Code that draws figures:
--- BEGIN ---
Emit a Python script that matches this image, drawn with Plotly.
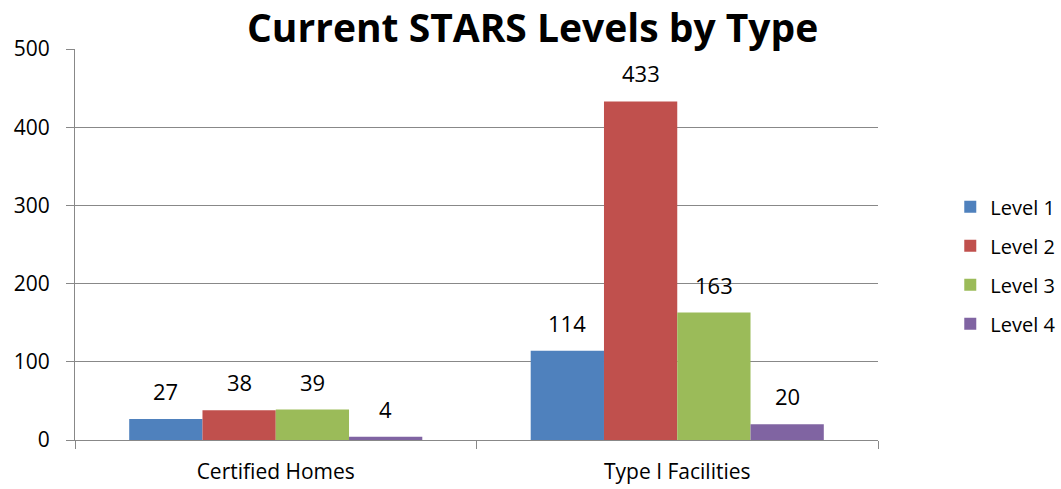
import plotly.graph_objs as go

categories = ['Certified Homes', 'Type I Facilities']
level1 = [27, 114]
level2 = [38, 433]
level3 = [39, 163]
level4 = [4, 20]
names = ['Level 1', 'Level 2', 'Level 3', 'Level 4']
colors = ['#4F81BD', '#C0504D', '#9BBB59', '#8064A2']

plot_w = 1061 - 75 - 183
gap = 0.27
bar_px = plot_w / len(categories) * (1 - gap) / len(names)

fig = go.Figure()
for i, vals in enumerate([level1, level2, level3, level4]):
    fig.add_trace(go.Bar(x=categories, y=vals, name=names[i],
                         marker=dict(color=colors[i], line=dict(width=0)),
                         legendgroup=names[i]))
    # value labels above the bars
    for c, v in zip(categories, vals):
        fig.add_annotation(x=c, y=v, text=str(v), showarrow=False,
                           yanchor='bottom', yshift=11,
                           xshift=(i - 1.5) * bar_px,
                           font=dict(size=22, color='black'))

fig.update_layout(
    width=1061, height=489,
    font=dict(family='Open Sans, sans-serif', size=21, color='black'),
    title=dict(text='<b>Current STARS Levels by Type</b>', x=0.502, xanchor='center',
               y=0.943, yanchor='middle', font=dict(size=39, color='black')),
    margin=dict(l=75, r=183, t=49, b=49, autoexpand=False),
    plot_bgcolor='white', paper_bgcolor='white',
    barmode='group', bargap=gap, bargroupgap=0,
    legend=dict(x=1.09, y=0.447, yanchor='middle', xanchor='left',
                font=dict(size=20), tracegroupgap=10),
    showlegend=True,
)
fig.update_yaxes(range=[0, 500], dtick=100, showgrid=True, gridcolor='#888888', gridwidth=1,
                 showline=True, linecolor='#888888', ticks='outside', ticklen=8,
                 tickcolor='#888888', zeroline=False, tickfont=dict(size=21),
                 ticklabelstandoff=12)
fig.update_xaxes(showline=True, linecolor='#888888', ticks='outside', ticklen=8,
                 tickcolor='#888888', tickson='boundaries', tickfont=dict(size=21),
                 ticklabelstandoff=13)

fig.write_html("out.html", config={'displayModeBar': False},
               post_script="document.body.style.margin='0';")
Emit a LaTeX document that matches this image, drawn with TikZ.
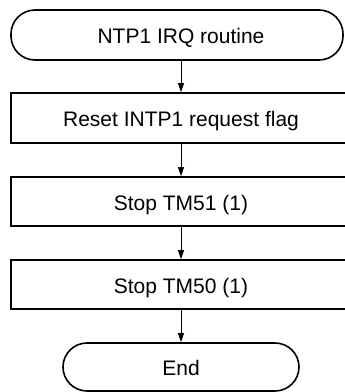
\documentclass[tikz,border=0pt]{standalone}
\usepackage{fontspec}
\setmainfont{Liberation Sans}
\usetikzlibrary{arrows.meta}
\begin{document}
\begin{tikzpicture}[x=1pt,y=1pt,
  boxtext/.style={inner sep=0pt, text height=17pt, text depth=0pt, font=\fontsize{21}{25}\selectfont},
  procbox/.style={draw, line width=1.6pt, rectangle, minimum width=340pt, minimum height=50pt, boxtext},
  termbox/.style={draw, line width=1.6pt, rectangle, rounded corners=24pt, minimum height=50pt, boxtext},
  flow/.style={line width=0.8pt, -{Triangle[length=9pt,width=6pt]}}]
\clip (0,0) rectangle (345,392);
\useasboundingbox (0,0) rectangle (345,392);
\node[termbox, minimum width=332pt] (start) at (177,357) {\hspace*{8pt}NTP1 IRQ routine};
\node[procbox] (b1) at (181,274) {Reset INTP1 request flag};
\node[procbox, minimum height=49pt] (b2) at (181,190.5) {Stop TM51 (1)};
\node[procbox, minimum height=49pt] (b3) at (181,107.5) {Stop TM50 (1)};
\node[termbox, minimum width=236pt, minimum height=48pt] (end) at (181,25) {End};
\draw[flow] (start.south -| b1.north) -- (b1.north);
\draw[flow] (b1.south) -- (b2.north);
\draw[flow] (b2.south) -- (b3.north);
\draw[flow] (b3.south) -- (end.north);
\end{tikzpicture}
\end{document}
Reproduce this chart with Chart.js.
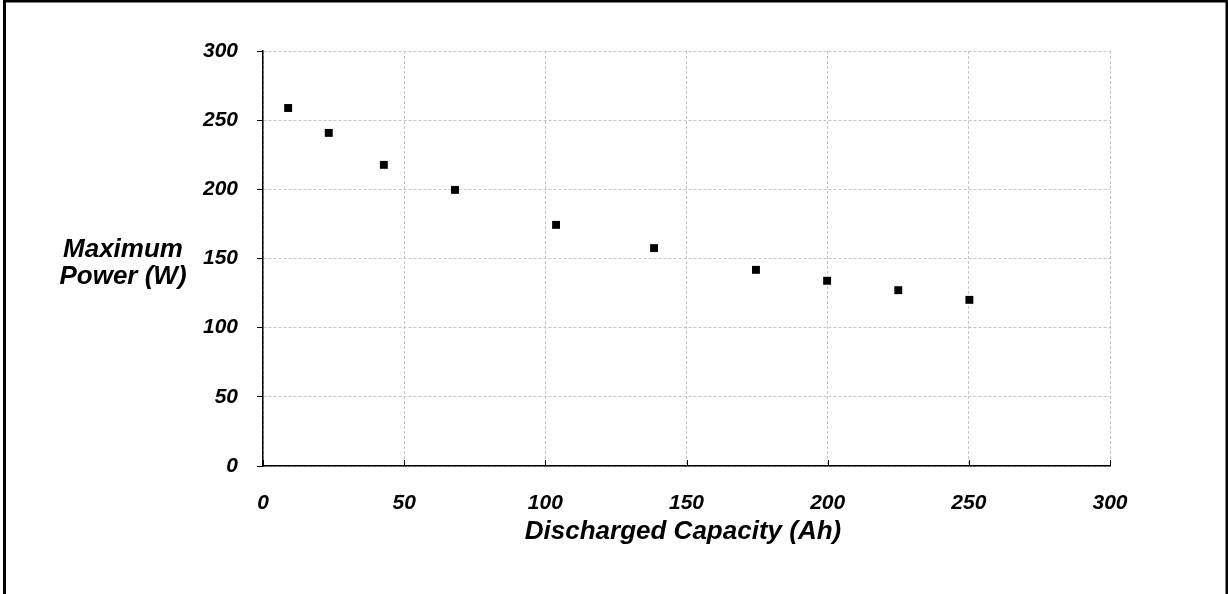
<!DOCTYPE html>
<html>
<head>
<meta charset="utf-8">
<script src="https://cdn.jsdelivr.net/npm/chart.js@4.4.1/dist/chart.umd.min.js"></script>
<style>
    html, body { margin: 0; padding: 0; background: #fff; }
    #wrap { position: relative; width: 1228px; height: 594px; }
</style>
</head>
<body>
<div id="wrap"><canvas id="chart" width="1228" height="594"></canvas></div>
<script>
// discharged capacity (Ah) vs maximum power (W)
const capacity = [8.9, 23.3, 42.8, 68.0, 103.8, 138.5, 174.6, 199.8, 225.0, 250.2];
const maxPower = [258.8, 240.8, 217.7, 199.6, 174.3, 157.5, 141.8, 133.9, 127.1, 120.1];

const xTitle = 'Discharged Capacity (Ah)';
const yTitle = ['Maximum', 'Power (W)'];

const fontFamily = '"Liberation Sans", Arial, sans-serif';
const gridColor = '#c4c4c4';

const decorations = {
    id: 'decorations',
    afterDraw(chart) {
        const { ctx, chartArea, scales } = chart;
        ctx.save();

        // x ticks point inward
        ctx.strokeStyle = '#000';
        ctx.lineWidth = 1;
        scales.x.ticks.forEach((tick) => {
            const px = Math.round(scales.x.getPixelForValue(tick.value)) + 0.5;
            ctx.beginPath();
            ctx.moveTo(px, chartArea.bottom);
            ctx.lineTo(px, chartArea.bottom - 6);
            ctx.stroke();
        });

        ctx.fillStyle = '#000';
        ctx.font = `italic bold 26px ${fontFamily}`;
        ctx.textAlign = 'center';
        ctx.textBaseline = 'middle';
        ctx.fillText(xTitle, 683, 532);
        ctx.fillText(yTitle[0], 123, 250);
        ctx.fillText(yTitle[1], 123, 277);

        // outer frame (no bottom edge)
        ctx.lineWidth = 3;
        ctx.beginPath();
        ctx.moveTo(4.5, 594);
        ctx.lineTo(4.5, 1);
        ctx.lineTo(1227, 1);
        ctx.lineTo(1227, 594);
        ctx.stroke();
        ctx.restore();
    },
};

new Chart(document.getElementById('chart').getContext('2d'), {
    type: 'scatter',
    data: {
        datasets: [{
            data: capacity.map((x, i) => ({ x, y: maxPower[i] })),
            pointStyle: 'rect',
            pointRadius: 5.6,
            pointBorderWidth: 0,
            backgroundColor: '#000',
            borderColor: '#000',
        }],
    },
    options: {
        responsive: false,
        animation: false,
        layout: {
            padding: { left: 0, top: 51, right: 118, bottom: 0 },
        },
        plugins: {
            legend: { display: false },
            tooltip: { enabled: false },
        },
        scales: {
            x: {
                type: 'linear',
                min: 0,
                max: 300,
                afterFit: (scale) => { scale.height = 128; },
                ticks: {
                    stepSize: 50,
                    color: '#000',
                    padding: 25,
                    maxRotation: 0,
                    font: { family: fontFamily, size: 21, style: 'italic', weight: 'bold' },
                },
                grid: {
                    color: gridColor,
                    drawTicks: false,
                },
                border: { display: true, color: '#000', width: 1.5, dash: [3, 2] },
            },
            y: {
                min: 0,
                max: 300,
                afterFit: (scale) => { scale.width = 263; },
                ticks: {
                    stepSize: 50,
                    color: '#000',
                    padding: 19,
                    font: { family: fontFamily, size: 21, style: 'italic', weight: 'bold' },
                },
                grid: {
                    color: gridColor,
                    tickColor: '#000',
                    tickLength: 6,
                    tickBorderDash: [],
                },
                border: { display: true, color: '#000', width: 1.5, dash: [3, 2] },
            },
        },
    },
    plugins: [decorations],
});
</script>
</body>
</html>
--- END ---
▸ **GOAL**:
Return exactly the lines from the one with "Reproduce this chart with Chart.js." to the one with "const yTitle = ['Maximum', 'Power (W)'];", both ends kept, and only those. Images are left out.

▸ **RESULT FOR THIS EXERCISE**:
Reproduce this chart with Chart.js.
<!DOCTYPE html>
<html>
<head>
<meta charset="utf-8">
<script src="https://cdn.jsdelivr.net/npm/chart.js@4.4.1/dist/chart.umd.min.js"></script>
<style>
    html, body { margin: 0; padding: 0; background: #fff; }
    #wrap { position: relative; width: 1228px; height: 594px; }
</style>
</head>
<body>
<div id="wrap"><canvas id="chart" width="1228" height="594"></canvas></div>
<script>
// discharged capacity (Ah) vs maximum power (W)
const capacity = [8.9, 23.3, 42.8, 68.0, 103.8, 138.5, 174.6, 199.8, 225.0, 250.2];
const maxPower = [258.8, 240.8, 217.7, 199.6, 174.3, 157.5, 141.8, 133.9, 127.1, 120.1];

const xTitle = 'Discharged Capacity (Ah)';
const yTitle = ['Maximum', 'Power (W)'];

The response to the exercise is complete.